I think Walter has traveled about 12 miles of the North River from Hanover to the Third & Fourth Cliff’s at the New Inlet.
There are numerous other observations of his on and near the North River that I have passed by for now.
These include Fishing, hunting, clamming, eeling,  and his daily life.
I will post  the “Story Tellers ”  other observations  from time to time.

W. Ray Freden.


5 Replies to “THE NORTH RIVER Over100 years ago. Part 5.”

  1. Thank you for the “wicked awesome” story that you posted here. I grew up on Rirverside Circle from 1957- 1969, I spent many days on the river. We went all the way up to the Rt. 53 bridge in Pembroke. My frien Tom Hale’s dad kept his lobster boat at Damon’s Point. We also gassed up at Mary’s, Skated on Nelson’s pond and even road our bikes down Nelson’s Hill. That was a scary ride. We camped out down at the end of Maryland St. while the Expressway was being built. Great memormies. Thx again.

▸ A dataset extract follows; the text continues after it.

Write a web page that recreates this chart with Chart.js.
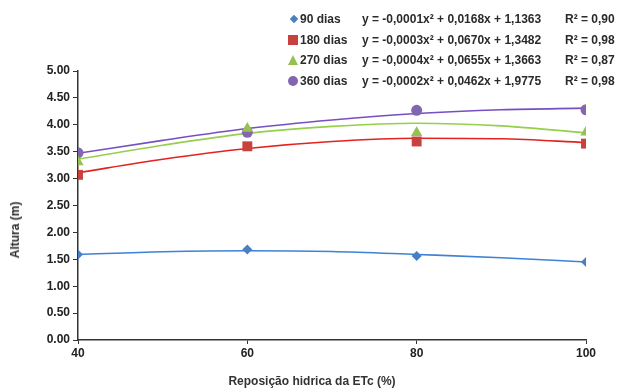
<!DOCTYPE html>
<html>
<head>
<meta charset="utf-8">
<script src="https://cdn.jsdelivr.net/npm/chart.js@4.4.0/dist/chart.umd.min.js"></script>
<style>
  html, body { margin: 0; padding: 0; background: #fff; }
  .wrap { position: relative; width: 622px; height: 391px; font-family: "Liberation Sans", Arial, sans-serif; color: #2a2a2a; }
  canvas { position: absolute; left: 0; top: 0; }
  .legend { position: absolute; left: 0; top: 0; font-weight: bold; font-size: 12px; }
  .row { position: absolute; height: 14px; line-height: 14px; white-space: nowrap; }
  .row span { position: absolute; top: 0; }
  .mk { position: absolute; }
  .ytitle { position: absolute; left: 15px; top: 230px; transform: translate(-50%, -50%) rotate(-90deg); font-weight: bold; font-size: 12px; white-space: nowrap; }
  .xtitle { position: absolute; left: 312px; top: 381px; transform: translate(-50%, -50%); font-weight: bold; font-size: 12px; white-space: nowrap; color: #333; }
</style>
</head>
<body>
<div class="wrap">
  <canvas id="chart" width="622" height="391"></canvas>
  <div class="legend" id="legend"></div>
  <div class="ytitle">Altura (m)</div>
  <div class="xtitle">Reposição hidrica da ETc (%)</div>
</div>
<script>
// measured points (Reposição hídrica, %)
const xValues = [40, 60, 80, 100];
const dias90 = [1.59, 1.68, 1.56, 1.45];
const dias180 = [3.07, 3.60, 3.69, 3.65];
const dias270 = [3.31, 3.93, 3.85, 3.86];
const dias360 = [3.48, 3.86, 4.27, 4.28];

// trend curves
const trendX = [40, 50, 60, 70, 80, 90, 100];
const trend90 = [1.59, 1.64, 1.66, 1.645, 1.59, 1.53, 1.45];
const trend180 = [3.11, 3.36, 3.56, 3.69, 3.75, 3.74, 3.67];
const trend270 = [3.36, 3.62, 3.84, 3.97, 4.03, 3.98, 3.85];
const trend360 = [3.47, 3.71, 3.93, 4.09, 4.21, 4.28, 4.31];

const seriesNames = ['90 dias', '180 dias', '270 dias', '360 dias'];
const equations = [
  'y = -0,0001x² + 0,0168x + 1,1363',
  'y = -0,0003x² + 0,0670x + 1,3482',
  'y = -0,0004x² + 0,0655x + 1,3663',
  'y = -0,0002x² + 0,0462x + 1,9775'
];
const rSquared = ['R² = 0,90', 'R² = 0,98', 'R² = 0,87', 'R² = 0,98'];
const yTicks = [0, 0.5, 1, 1.5, 2, 2.5, 3, 3.5, 4, 4.5, 5];
const xTicks = [40, 60, 80, 100];

const markerColors = ['#4a7fc4', '#c9413c', '#96c152', '#8466b0'];
const lineColors = ['#3d82d6', '#e2231f', '#94d04a', '#7650c0'];
const markerStyles = ['rectRot', 'rect', 'triangle', 'circle'];
const markerRadius = [5, 7, 6.5, 5.5];

const pointSets = [dias90, dias180, dias270, dias360];
const trendSets = [trend90, trend180, trend270, trend360];

const datasets = [];
pointSets.forEach((vals, i) => {
  datasets.push({
    label: seriesNames[i],
    data: xValues.map((x, k) => ({ x: x, y: vals[k] })),
    showLine: false,
    pointStyle: markerStyles[i],
    pointRadius: markerRadius[i],
    backgroundColor: markerColors[i],
    borderColor: markerColors[i],
    borderWidth: 0
  });
});
trendSets.forEach((vals, i) => {
  datasets.push({
    label: seriesNames[i] + ' trend',
    data: trendX.map((x, k) => ({ x: x, y: vals[k] })),
    showLine: true,
    pointRadius: 0,
    borderColor: lineColors[i],
    borderWidth: 1.6,
    tension: 0.4,
    cubicInterpolationMode: 'monotone'
  });
});

const tickFont = { family: '"Liberation Sans", Arial, sans-serif', size: 12, weight: 'bold' };

new Chart(document.getElementById('chart'), {
  type: 'scatter',
  data: { datasets: datasets },
  options: {
    responsive: false,
    animation: false,
    layout: { padding: { left: 0, right: 36, top: 71, bottom: 0 } },
    plugins: { legend: { display: false }, tooltip: { enabled: false } },
    scales: {
      x: {
        type: 'linear',
        min: 40,
        max: 100,
        afterBuildTicks: (scale) => { scale.ticks = xTicks.map(v => ({ value: v })); },
        afterFit: (scale) => { scale.height = 51; },
        grid: { drawOnChartArea: false, drawTicks: true, tickLength: 4, color: '#333' },
        border: { color: '#333', width: 1.5 },
        ticks: { color: '#222', font: tickFont, padding: 2 }
      },
      y: {
        min: 0,
        max: 5,
        afterBuildTicks: (scale) => { scale.ticks = yTicks.map(v => ({ value: v })); },
        afterFit: (scale) => { scale.width = 78; },
        grid: { drawOnChartArea: false, drawTicks: true, tickLength: 5, color: '#333' },
        border: { color: '#333', width: 1.5 },
        ticks: { color: '#222', font: tickFont, padding: 3, callback: (v) => Number(v).toFixed(2) }
      }
    }
  }
});

// legend with trend equations, top right
const rowTops = [12, 33, 53, 74];
const legend = document.getElementById('legend');
seriesNames.forEach((name, i) => {
  const row = document.createElement('div');
  row.className = 'row';
  row.style.top = rowTops[i] + 'px';
  row.style.left = '0px';
  const mk = document.createElement('div');
  mk.className = 'mk';
  const c = markerColors[i];
  if (markerStyles[i] === 'rectRot') {
    mk.style.cssText = `left:291px;top:4px;width:6px;height:6px;background:${c};transform:rotate(45deg);`;
  } else if (markerStyles[i] === 'rect') {
    mk.style.cssText = `left:288px;top:2px;width:10px;height:10px;background:${c};`;
  } else if (markerStyles[i] === 'triangle') {
    mk.style.cssText = `left:288px;top:2px;width:0;height:0;border-left:5px solid transparent;border-right:5px solid transparent;border-bottom:10px solid ${c};`;
  } else {
    mk.style.cssText = `left:288px;top:2px;width:10px;height:10px;border-radius:50%;background:${c};`;
  }
  row.appendChild(mk);
  const n = document.createElement('span');
  n.textContent = name;
  n.style.left = '300px';
  row.appendChild(n);
  const e = document.createElement('span');
  e.textContent = equations[i];
  e.style.left = '362px';
  row.appendChild(e);
  const r = document.createElement('span');
  r.textContent = rSquared[i];
  r.style.left = '565px';
  row.appendChild(r);
  legend.appendChild(row);
});
</script>
</body>
</html>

    1. And thank you Red, I too would boat to 53 & get fried clams at Jordan’s Clam Shack/house!
      I knew Bob Hale, He could scull his skiff against an out going tide ! Coasting down Nelson’s Hill was scary ! And I would go parking off Maryland St (then West St) before the xway. In my day, there was a cart path across the marsh from West st. to a island next to the river & a summer camp there, the xway took care of that!

  2. Dear Mr. Fredan,
    I just recently discovered your posts and am loving them. So much wonderful information and memories. As a “newbie” to the Hills village (1973!) I really enjoy learning about this great town.
    By the way, many years ago someone gave me one of your shorebirds for Christmas. I loved it and thought it a real treasure. Several years later, over Memorial Day weekend (the Arts Festival weekend in the Hills, my office was broken into and among the few things stolen, your shorebird was taken. The police came, and told me that thieves had really pre-cased the area and had that day broken into several small outbuildings, of different natures, already knowing exactly what they wanted. Of course nothing was ever found, but I considered it a tribute to you, if a heartbreak for me!
    I shall continue,with joy, reading your articles.